Thou shall not discriminate from the grave

01 November 2016 Lebo Motsumi, Norton Rose Fulbright

Freedom of testation is a fundamental principle of our law. Briefly, freedom of testation provides that a person is free to dispose of the assets which form part of their estate at death in any manner that they like.

The courts are obliged to give effect to a testator’s wishes as they appear in the will. As important a principle as it is, freedom of testation is not without limitation. Courts will however not lightly interfere with a person’s freedom of testation unless the will contains a provision which is not permissible in terms of common law, legislation or the Constitution.

Going against legislation

In terms of the common law, bequests that are illegal, immoral or contrary to public policy are prohibited. The Constitution and the Promotion of Equality and Prevention of Unfair Discrimination Act, 2000 (the Equality Act) also prevents a testator from having a provision in their will which discriminates against people unfairly, for instance, on the basis of race, gender, ethnic or social origin, culture and religion. A court faced with a will that is illegal, contains a discriminatory provision or a provision that goes against a legislative provision may order that the offending provisions be deleted or varied.
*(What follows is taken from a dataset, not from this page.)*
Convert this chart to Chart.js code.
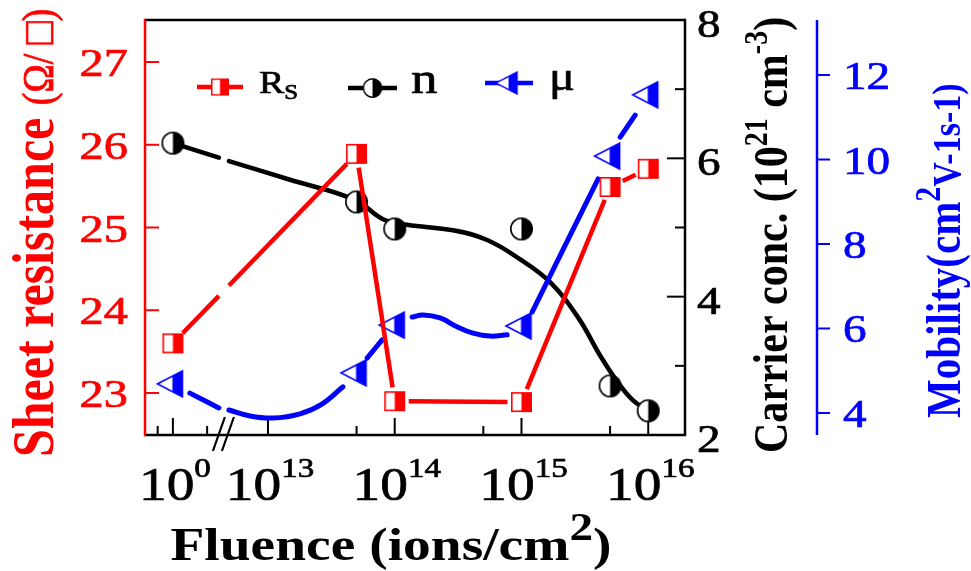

The case of BoE Trust Limited NO and Others (846/11) [2012] ZASCA 147 illustrates the importance of informing clients of the potential implications of having discriminatory provisions in their will. In this case, a trust was created by the will of the late Mrs de Villiers (de Villiers). In terms of her will, she made certain bequests and the residue of her estate was left to a trust. Income resulting from the amount left in trust was to be applied to provide bursaries to assist ‘white’ South African students who satisfied certain criteria stipulated in the will. The will further directed that in the event that it becomes impossible for the trustees to carry out the terms of the trust, the income generated by the trust would be used annually to provide donations to various listed charitable organisations.

De Villiers had been repeatedly advised that her wish to bequeath bursaries to ‘white’ students would possibly not be given effect to as it was discriminatory. She chose to retain the word ‘white’ in her will but provided an alternative in case it was impossible for the trustees to carry out the bequest to ‘white’ South African students. When the universities responded negatively to the bursary due to the racial selection criterion attached to it, the trustees approached the court to have the word ‘white’ deleted from the will. The court denied the application, and held that de Villiers had foreseen the possibility that the bursary bequest might prove impossible to carry out, and she had provided an alternative to which effect had to be given. The bequest to the charitable organisations was therefore enforced.

Finding an alternative

Informing your client of the potential implications of having discriminatory provisions in their will provides them with the opportunity to consider removing such provision, or to provide an alternative in the event that it is impossible for the executor to carry out the discriminatory bequest. This will ensure that your client’s property is bequeathed according to their wishes.